I didn't think it would be that difficult. I always knew I would be returning her once the 3-year lease period expired. I never bothered with getting a parking spot. Both her front and rear bumpers were covered with battle scars from LA/SF street parking, and the paint on the hood and the trunk were worn out by inclement SF weather. I washed her only on 3 occasions - when I went on dates (which there weren't many), when I had to take work clients out for lunch/dinner, and when I took her in for service (okay, the service center washed her). Whenever a service person would try to upsell me on the parts or services that she needed (say, synthetic engine oil), I would fight the sales pitch off by saying "I'm cool, man. It's a lease." I always thought of her as more of a nuisance -- I spent more on parking tickets than gas every month, and she was a magnet for scratches inflicted by punkass vandals. I used her so sparingly that casual acquaintances probably wouldn't have known that I had a car.
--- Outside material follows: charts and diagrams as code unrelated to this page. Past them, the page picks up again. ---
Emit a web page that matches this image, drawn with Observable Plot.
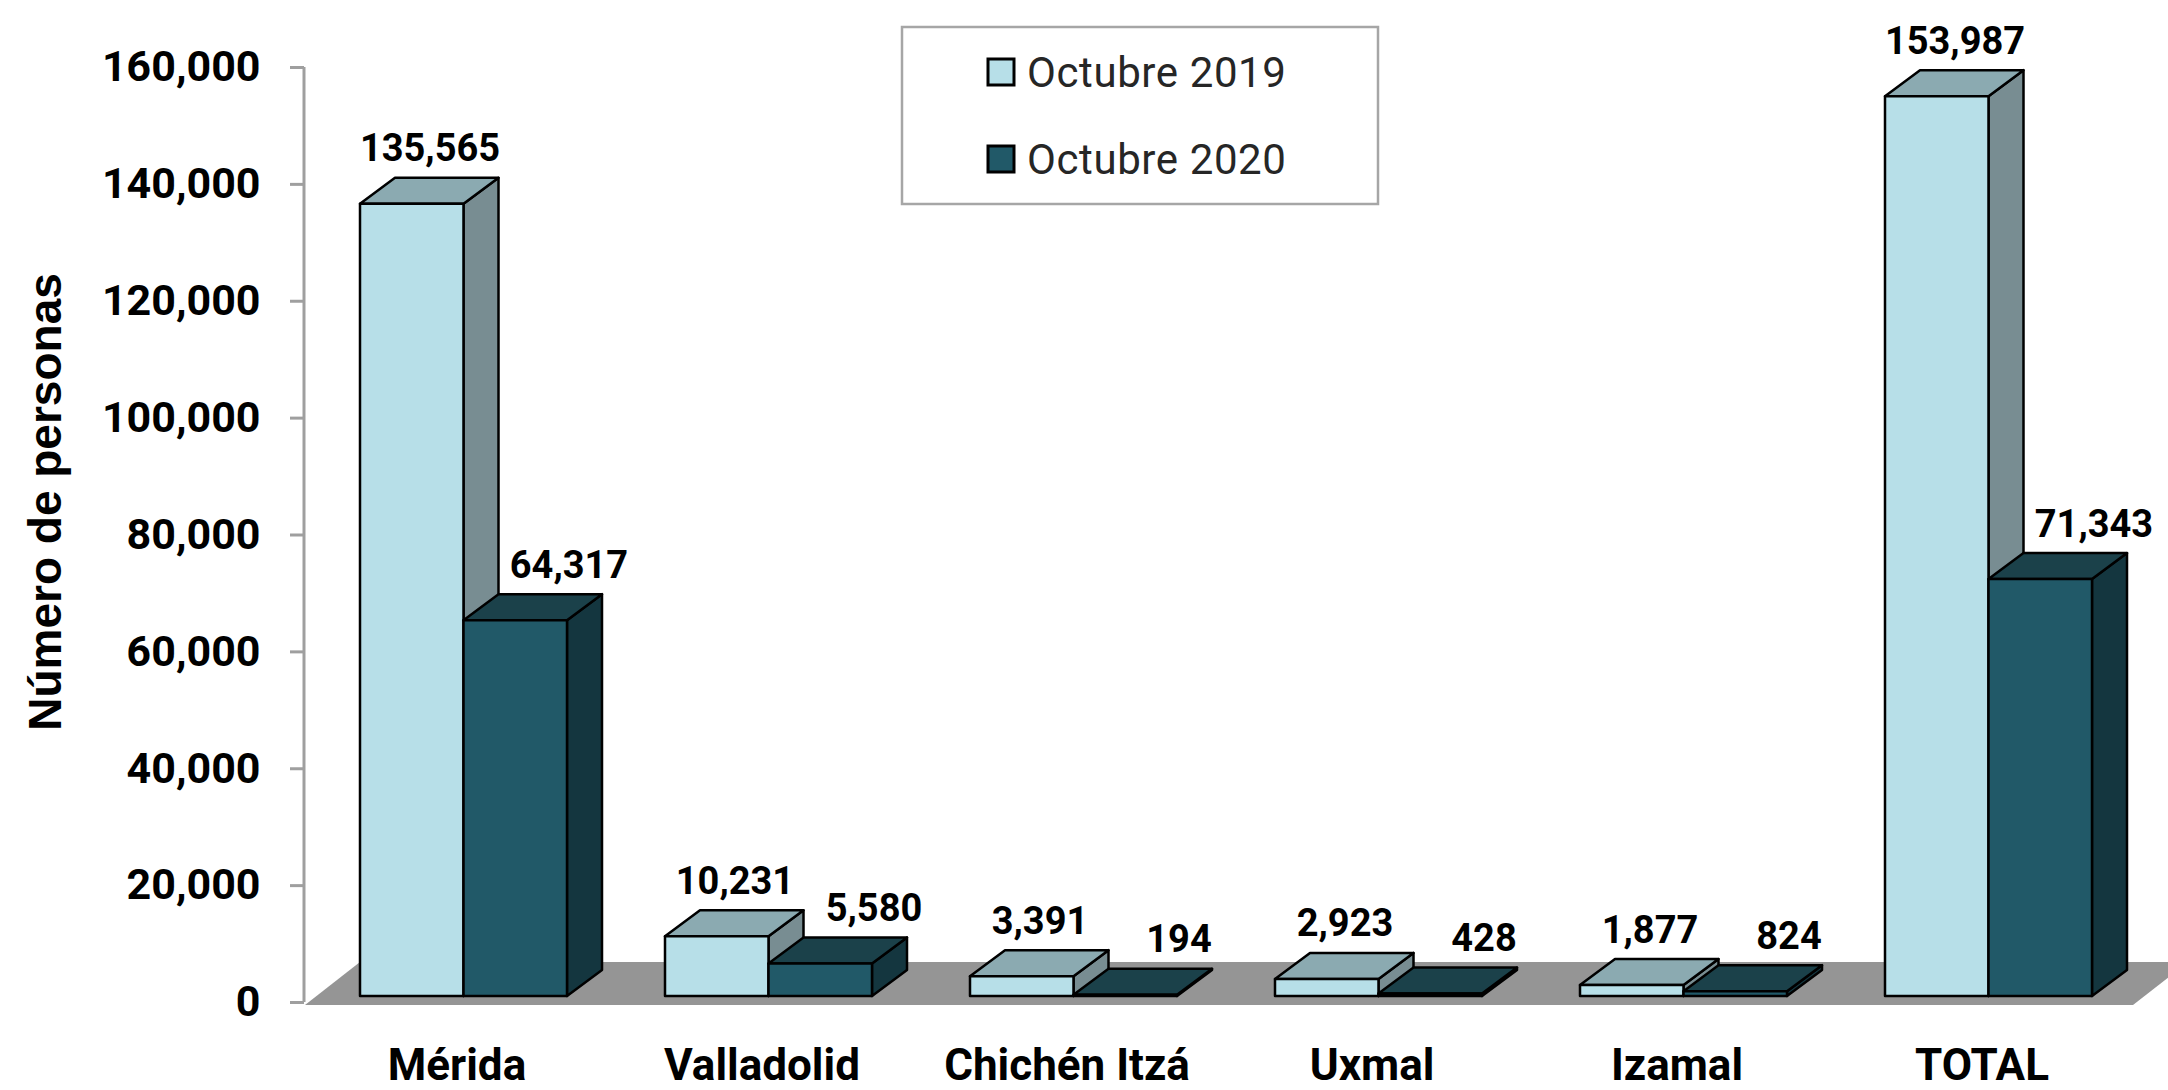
<!DOCTYPE html>
<html>
<head>
<meta charset="utf-8">
<script src="https://cdn.jsdelivr.net/npm/d3@7"></script>
<script src="https://cdn.jsdelivr.net/npm/@observablehq/plot@0.6"></script>
<style>
  html, body { margin: 0; padding: 0; background: #fff; overflow: hidden; }
  #wrap { position: relative; width: 2168px; height: 1090px; }
  #legend { position: absolute; left: 0; top: 0; }
</style>
</head>
<body>
<div id="wrap"></div>
<script>
// ---- data ----
const categories = ["Mérida", "Valladolid", "Chichén Itzá", "Uxmal", "Izamal", "TOTAL"];
const series = ["Octubre 2019", "Octubre 2020"];
const values2019 = [135565, 10231, 3391, 2923, 1877, 153987];
const values2020 = [64317, 5580, 194, 428, 824, 71343];
const yTicks = [0, 20000, 40000, 60000, 80000, 100000, 120000, 140000, 160000];
const yTitle = "Número de personas";

const rows = categories.flatMap((c, i) => [
  {category: c, series: series[0], value: values2019[i]},
  {category: c, series: series[1], value: values2020[i]}
]);

const fmt = d3.format(",");
const frontColors = ["#b7dfe8", "#215968"];
const shade = {
  "Octubre 2019": {top: "#8baab1", side: "#788d92"},
  "Octubre 2020": {top: "#1b414a", side: "#14363f"}
};
const DEPTH_X = 35, DEPTH_Y = -26, LIFT = 6;
const X_RANGE = [311.5, 2141.5];

function bars3d(index, scales, values, dim) {
  const x = scales.x, y = scales.y, color = scales.color;
  let bw;
  if (typeof x.bandwidth === "function") bw = x.bandwidth();
  else bw = d3.scaleBand(categories, X_RANGE).paddingInner(0.32).paddingOuter(0.16).bandwidth();
  const half = bw / 2;
  const g = d3.create("svg:g");
  const y0 = y(0);
  const L = dim.marginLeft, R = dim.width - dim.marginRight;
  // floor
  g.append("path")
    .attr("d", `M${L + 1},${y0 + 3}H${R}L${R + 55},${y0 - 40}H${L + 56}Z`)
    .attr("fill", "#959595");
  // value axis line
  g.append("line")
    .attr("x1", L).attr("x2", L)
    .attr("y1", y(yTicks[yTicks.length - 1])).attr("y2", y0)
    .attr("stroke", "#9f9f9f").attr("stroke-width", 3);
  for (const i of index) {
    const r = rows[i];
    const k = series.indexOf(r.series);
    const x0 = x(r.category) + k * half, x1 = x0 + half;
    const yb = y0 - LIFT, yt = y(r.value) - LIFT;
    const st = sel => sel.attr("stroke", "#000").attr("stroke-width", 2.5).attr("stroke-linejoin", "round");
    g.append("path")
      .attr("d", `M${x1},${yt}L${x1 + DEPTH_X},${yt + DEPTH_Y}V${yb + DEPTH_Y}L${x1},${yb}Z`)
      .attr("fill", shade[r.series].side).call(st);
    g.append("path")
      .attr("d", `M${x0},${yt}H${x1}L${x1 + DEPTH_X},${yt + DEPTH_Y}H${x0 + DEPTH_X}Z`)
      .attr("fill", shade[r.series].top).call(st);
    g.append("rect")
      .attr("x", x0).attr("y", yt).attr("width", half).attr("height", Math.max(0, yb - yt))
      .attr("fill", color(r.series)).call(st);
  }
  return g.node();
}

const chart = Plot.plot({
  width: 2168,
  height: 1090,
  marginLeft: 304,
  marginRight: 35,
  marginTop: 67,
  marginBottom: 88,
  x: {type: "band", domain: categories, range: X_RANGE, paddingInner: 0.32, paddingOuter: 0.16, align: 0.5},
  y: {domain: [0, 160000], range: [1002, 67]},
  color: {domain: series, range: frontColors},
  style: {fontFamily: "Roboto", fontWeight: "bold", color: "#000", background: "#fff"},
  marks: [
    Plot.barY(rows, {x: "category", y: "value", fill: "series", render: bars3d}),
    Plot.text(rows.filter(d => d.series === series[0]), {
      x: "category", y: "value", text: d => fmt(d.value),
      dx: -34, dy: -49, lineAnchor: "bottom", fontSize: 38, fontWeight: "bold", fill: "#000"
    }),
    Plot.text(rows.filter(d => d.series === series[1]), {
      x: "category", y: "value", text: d => fmt(d.value),
      dx: 105, dy: -49, lineAnchor: "bottom", fontSize: 38, fontWeight: "bold", fill: "#000"
    }),
    Plot.axisY({
      ticks: yTicks, tickFormat: fmt, tickSize: 14, tickPadding: 30,
      fontSize: 43, fontWeight: "bold", stroke: "#9f9f9f", strokeWidth: 3, fill: "#000", label: null
    }),
    Plot.axisX({tickSize: 0, tickPadding: 46, fontSize: 44, fontWeight: "bold", dx: -7, fill: "#000", label: null}),
    Plot.text([yTitle], {
      frameAnchor: "left", textAnchor: "middle", rotate: -90, dx: -258, dy: -33,
      fontSize: 46, fontFamily: "Liberation Sans", fontWeight: "bold", fill: "#000"
    })
  ]
});

const wrap = document.getElementById("wrap");
wrap.appendChild(chart);

// ---- legend (overlay inside the plot area, as in the reference) ----
const leg = d3.select(wrap).append("svg")
  .attr("id", "legend")
  .attr("width", 2168).attr("height", 240)
  .style("pointer-events", "none");
leg.append("rect")
  .attr("x", 902).attr("y", 27).attr("width", 476).attr("height", 177)
  .attr("fill", "#fff").attr("stroke", "#a6a6a6").attr("stroke-width", 2.5);
const rowY = [87, 174];
series.forEach((s, i) => {
  leg.append("rect")
    .attr("x", 988).attr("y", rowY[i] - 28).attr("width", 26).attr("height", 26)
    .attr("fill", frontColors[i]).attr("stroke", "#000").attr("stroke-width", 3);
  leg.append("text")
    .attr("x", 1027).attr("y", rowY[i])
    .attr("font-family", "Roboto").attr("font-size", 42).attr("fill", "#262626")
    .attr("letter-spacing", 0.6)
    .text(s);
});
</script>
</body>
</html>
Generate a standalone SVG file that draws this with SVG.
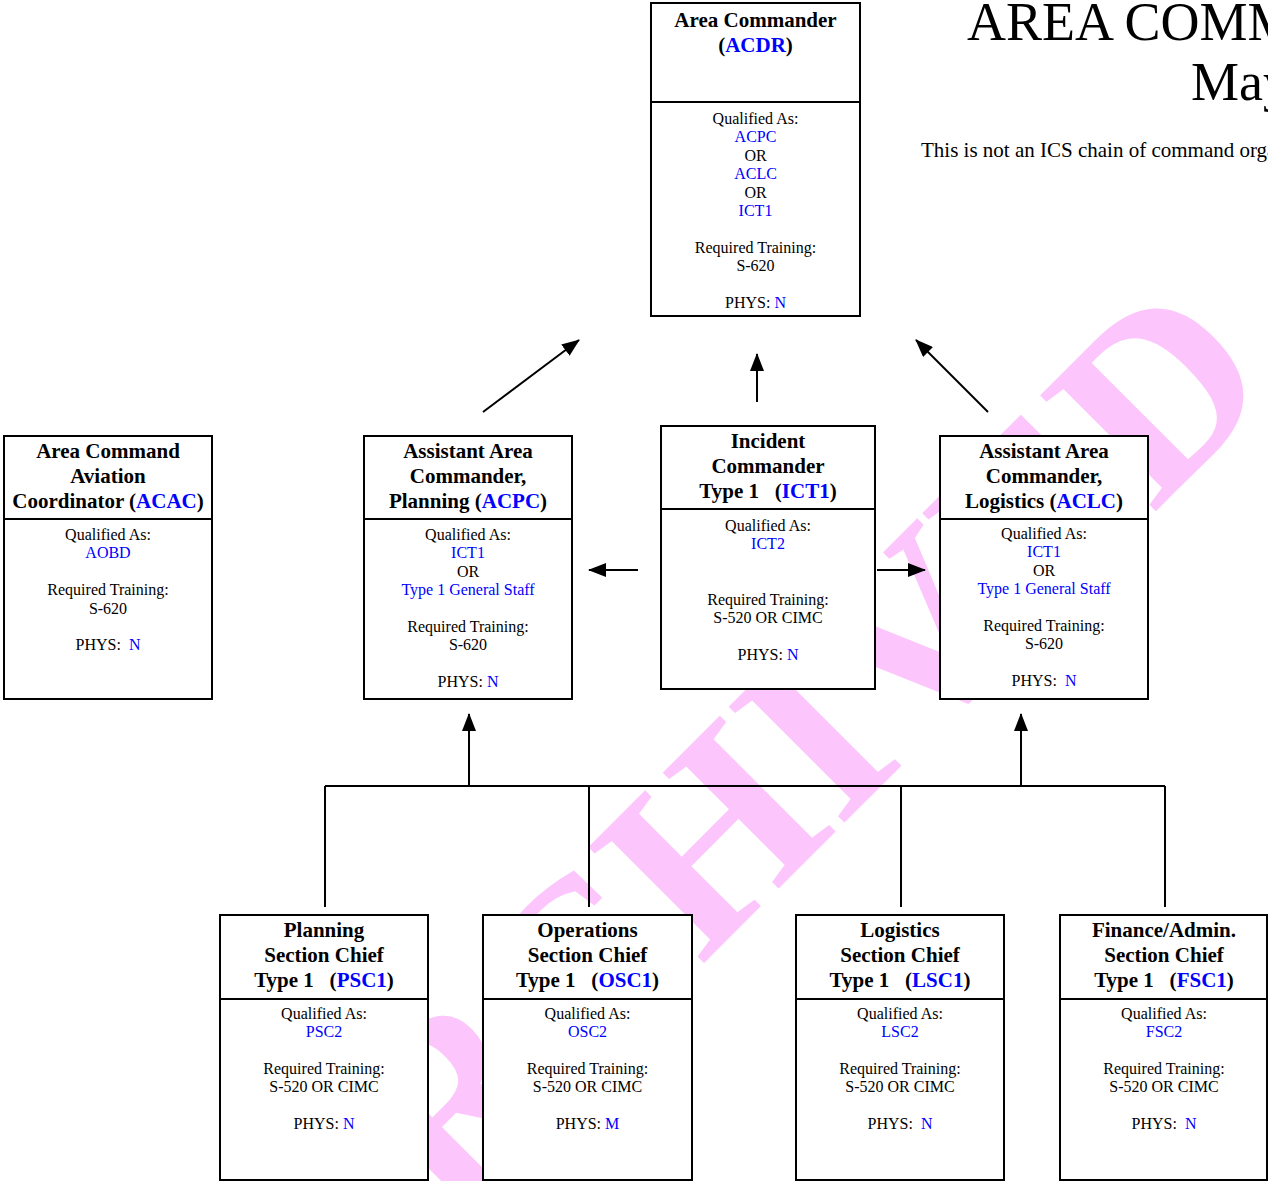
<svg xmlns="http://www.w3.org/2000/svg" width="1268" height="1181" viewBox="0 0 1268 1181">
<defs>
<style>
.box{fill:#fff;stroke:#000;stroke-width:2}
.dv{stroke:#000;stroke-width:2}
.t{font-family:"Liberation Serif","Times New Roman",serif;font-weight:bold;font-size:21px;text-anchor:middle;fill:#000}
.b{font-family:"Liberation Serif","Times New Roman",serif;font-size:16px;text-anchor:middle;fill:#000}
.bl{fill:#0000FF}
.wm{font-family:"Liberation Serif","Times New Roman",serif;font-weight:bold;font-size:250px;fill:#FCC5FC}
.hd{font-family:"Liberation Serif","Times New Roman",serif;fill:#000}
.conn{stroke:#000;stroke-width:2;fill:none}
</style>
<marker id="ah" markerUnits="userSpaceOnUse" markerWidth="18" markerHeight="14" refX="17" refY="7" orient="auto"><path d="M0,0 L18,7 L0,14 z" fill="#000"/></marker>
</defs>
<rect x="0" y="0" width="1268" height="1181" fill="#fff"/>
<text class="wm" transform="translate(318,1349) rotate(-45)">ARCHIVED</text>
<g id="heading">
<text class="hd" x="967" y="40" font-size="54">AREA COMMAND</text>
<text class="hd" x="1191" y="100" font-size="54">May</text>
<text class="hd" x="921" y="157" font-size="21">This is not an ICS chain of command organization</text>
</g>
<g id="connectors">
<line class="conn" x1="325" y1="786" x2="1165" y2="786"/>
<line class="conn" x1="325" y1="786" x2="325" y2="907"/>
<line class="conn" x1="589" y1="786" x2="589" y2="907"/>
<line class="conn" x1="901" y1="786" x2="901" y2="907"/>
<line class="conn" x1="1165" y1="786" x2="1165" y2="907"/>
<line class="conn" x1="469" y1="786" x2="469" y2="714" marker-end="url(#ah)"/>
<line class="conn" x1="1021" y1="786" x2="1021" y2="714" marker-end="url(#ah)"/>
<line class="conn" x1="638" y1="570" x2="589" y2="570" marker-end="url(#ah)"/>
<line class="conn" x1="877" y1="570" x2="925" y2="570" marker-end="url(#ah)"/>
<line class="conn" x1="483" y1="412" x2="579" y2="340" marker-end="url(#ah)"/>
<line class="conn" x1="757" y1="402" x2="757" y2="354" marker-end="url(#ah)"/>
<line class="conn" x1="988" y1="412" x2="916" y2="340" marker-end="url(#ah)"/>
</g>
<g id="ACDR">
<rect class="box" x="651" y="3" width="209" height="313"/>
<line class="dv" x1="651" y1="102" x2="860" y2="102"/>
<text class="t" x="755.5" y="27">Area Commander</text>
<text class="t" x="755.5" y="52">(<tspan class="bl">ACDR</tspan>)</text>
<text class="b" x="755.5" y="124">Qualified As:</text>
<text class="b bl" x="755.5" y="142.4">ACPC</text>
<text class="b" x="755.5" y="160.8">OR</text>
<text class="b bl" x="755.5" y="179.2">ACLC</text>
<text class="b" x="755.5" y="197.6">OR</text>
<text class="b bl" x="755.5" y="216">ICT1</text>
<text class="b" x="755.5" y="252.8">Required Training:</text>
<text class="b" x="755.5" y="271.2">S-620</text>
<text class="b" x="755.5" y="308">PHYS: <tspan class="bl">N</tspan></text>
</g>
<g id="ACAC">
<rect class="box" x="4" y="436" width="208" height="263"/>
<line class="dv" x1="4" y1="519" x2="212" y2="519"/>
<text class="t" x="108" y="458">Area Command</text>
<text class="t" x="108" y="483">Aviation</text>
<text class="t" x="108" y="508">Coordinator (<tspan class="bl">ACAC</tspan>)</text>
<text class="b" x="108" y="540">Qualified As:</text>
<text class="b bl" x="108" y="558.4">AOBD</text>
<text class="b" x="108" y="595.2">Required Training:</text>
<text class="b" x="108" y="613.6">S-620</text>
<text class="b" x="108" y="650.4" xml:space="preserve">PHYS:  <tspan class="bl">N</tspan></text>
</g>
<g id="ACPC">
<rect class="box" x="364" y="436" width="208" height="263"/>
<line class="dv" x1="364" y1="519" x2="572" y2="519"/>
<text class="t" x="468" y="458">Assistant Area</text>
<text class="t" x="468" y="483">Commander,</text>
<text class="t" x="468" y="508">Planning (<tspan class="bl">ACPC</tspan>)</text>
<text class="b" x="468" y="540">Qualified As:</text>
<text class="b bl" x="468" y="558.4">ICT1</text>
<text class="b" x="468" y="576.8">OR</text>
<text class="b bl" x="468" y="595.2">Type 1 General Staff</text>
<text class="b" x="468" y="632">Required Training:</text>
<text class="b" x="468" y="650.4">S-620</text>
<text class="b" x="468" y="687.2">PHYS: <tspan class="bl">N</tspan></text>
</g>
<g id="ICT1">
<rect class="box" x="661" y="426" width="214" height="263"/>
<line class="dv" x1="661" y1="509" x2="875" y2="509"/>
<text class="t" x="768" y="448">Incident</text>
<text class="t" x="768" y="473">Commander</text>
<text class="t" x="768" y="498" xml:space="preserve">Type 1   (<tspan class="bl">ICT1</tspan>)</text>
<text class="b" x="768" y="531">Qualified As:</text>
<text class="b bl" x="768" y="549.4">ICT2</text>
<text class="b" x="768" y="604.6">Required Training:</text>
<text class="b" x="768" y="623">S-520 OR CIMC</text>
<text class="b" x="768" y="659.8">PHYS: <tspan class="bl">N</tspan></text>
</g>
<g id="ACLC">
<rect class="box" x="940" y="436" width="208" height="263"/>
<line class="dv" x1="940" y1="519" x2="1148" y2="519"/>
<text class="t" x="1044" y="458">Assistant Area</text>
<text class="t" x="1044" y="483">Commander,</text>
<text class="t" x="1044" y="508">Logistics (<tspan class="bl">ACLC</tspan>)</text>
<text class="b" x="1044" y="539">Qualified As:</text>
<text class="b bl" x="1044" y="557.4">ICT1</text>
<text class="b" x="1044" y="575.8">OR</text>
<text class="b bl" x="1044" y="594.2">Type 1 General Staff</text>
<text class="b" x="1044" y="631">Required Training:</text>
<text class="b" x="1044" y="649.4">S-620</text>
<text class="b" x="1044" y="686.2" xml:space="preserve">PHYS:  <tspan class="bl">N</tspan></text>
</g>
<g id="PSC1">
<rect class="box" x="220" y="915" width="208" height="265"/>
<line class="dv" x1="220" y1="999" x2="428" y2="999"/>
<text class="t" x="324" y="937">Planning</text>
<text class="t" x="324" y="962">Section Chief</text>
<text class="t" x="324" y="987" xml:space="preserve">Type 1   (<tspan class="bl">PSC1</tspan>)</text>
<text class="b" x="324" y="1018.5">Qualified As:</text>
<text class="b bl" x="324" y="1036.9">PSC2</text>
<text class="b" x="324" y="1073.7">Required Training:</text>
<text class="b" x="324" y="1092.1">S-520 OR CIMC</text>
<text class="b" x="324" y="1128.9">PHYS: <tspan class="bl">N</tspan></text>
</g>
<g id="OSC1">
<rect class="box" x="483" y="915" width="209" height="265"/>
<line class="dv" x1="483" y1="999" x2="692" y2="999"/>
<text class="t" x="587.5" y="937">Operations</text>
<text class="t" x="587.5" y="962">Section Chief</text>
<text class="t" x="587.5" y="987" xml:space="preserve">Type 1   (<tspan class="bl">OSC1</tspan>)</text>
<text class="b" x="587.5" y="1018.5">Qualified As:</text>
<text class="b bl" x="587.5" y="1036.9">OSC2</text>
<text class="b" x="587.5" y="1073.7">Required Training:</text>
<text class="b" x="587.5" y="1092.1">S-520 OR CIMC</text>
<text class="b" x="587.5" y="1128.9">PHYS: <tspan class="bl">M</tspan></text>
</g>
<g id="LSC1">
<rect class="box" x="796" y="915" width="208" height="265"/>
<line class="dv" x1="796" y1="999" x2="1004" y2="999"/>
<text class="t" x="900" y="937">Logistics</text>
<text class="t" x="900" y="962">Section Chief</text>
<text class="t" x="900" y="987" xml:space="preserve">Type 1   (<tspan class="bl">LSC1</tspan>)</text>
<text class="b" x="900" y="1018.5">Qualified As:</text>
<text class="b bl" x="900" y="1036.9">LSC2</text>
<text class="b" x="900" y="1073.7">Required Training:</text>
<text class="b" x="900" y="1092.1">S-520 OR CIMC</text>
<text class="b" x="900" y="1128.9" xml:space="preserve">PHYS:  <tspan class="bl">N</tspan></text>
</g>
<g id="FSC1">
<rect class="box" x="1060" y="915" width="207" height="265"/>
<line class="dv" x1="1060" y1="999" x2="1267" y2="999"/>
<text class="t" x="1164" y="937">Finance/Admin.</text>
<text class="t" x="1164" y="962">Section Chief</text>
<text class="t" x="1164" y="987" xml:space="preserve">Type 1   (<tspan class="bl">FSC1</tspan>)</text>
<text class="b" x="1164" y="1018.5">Qualified As:</text>
<text class="b bl" x="1164" y="1036.9">FSC2</text>
<text class="b" x="1164" y="1073.7">Required Training:</text>
<text class="b" x="1164" y="1092.1">S-520 OR CIMC</text>
<text class="b" x="1164" y="1128.9" xml:space="preserve">PHYS:  <tspan class="bl">N</tspan></text>
</g>
</svg>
Turning her in today was super sad.
She was the ultimate utility infielder. She didn't excel at anything in particular, but she could do everything I wanted her to do. She helped me move 3 times -- I moved my TV with her. She was able to fit 4 sets of golf clubs in her trunk. She never broke down, and all her electronic gadgets always worked. Once she built up some speed, her VTEC kicked in to push her just fast enough to be able to pass pretty much any car. Her spark plugs fired just fine even after I'd just abandoned her on the streets of SF for a couple weeks. Even her navi voice wasn't (all that) female-warden-like. She was never flashy, but she was always reliable.
What I will always remember is my drive up and down between SF and LA with her. I'm not sure exactly how many times I've done that drive, but I know it was enough to elicit "you're doing that drive again?!?!" from the people around me. Just me, driving her, soaking in the vastness of I5, zoning out, thinking, working things out in my head. I've gone through the most honest, the most agonizing, the most cathartic self-reflections during these drives, and she was always there for me then. The eureka moments through those self-reflections will always stay just between me and her.

touching hoon. never knew you were such a poet.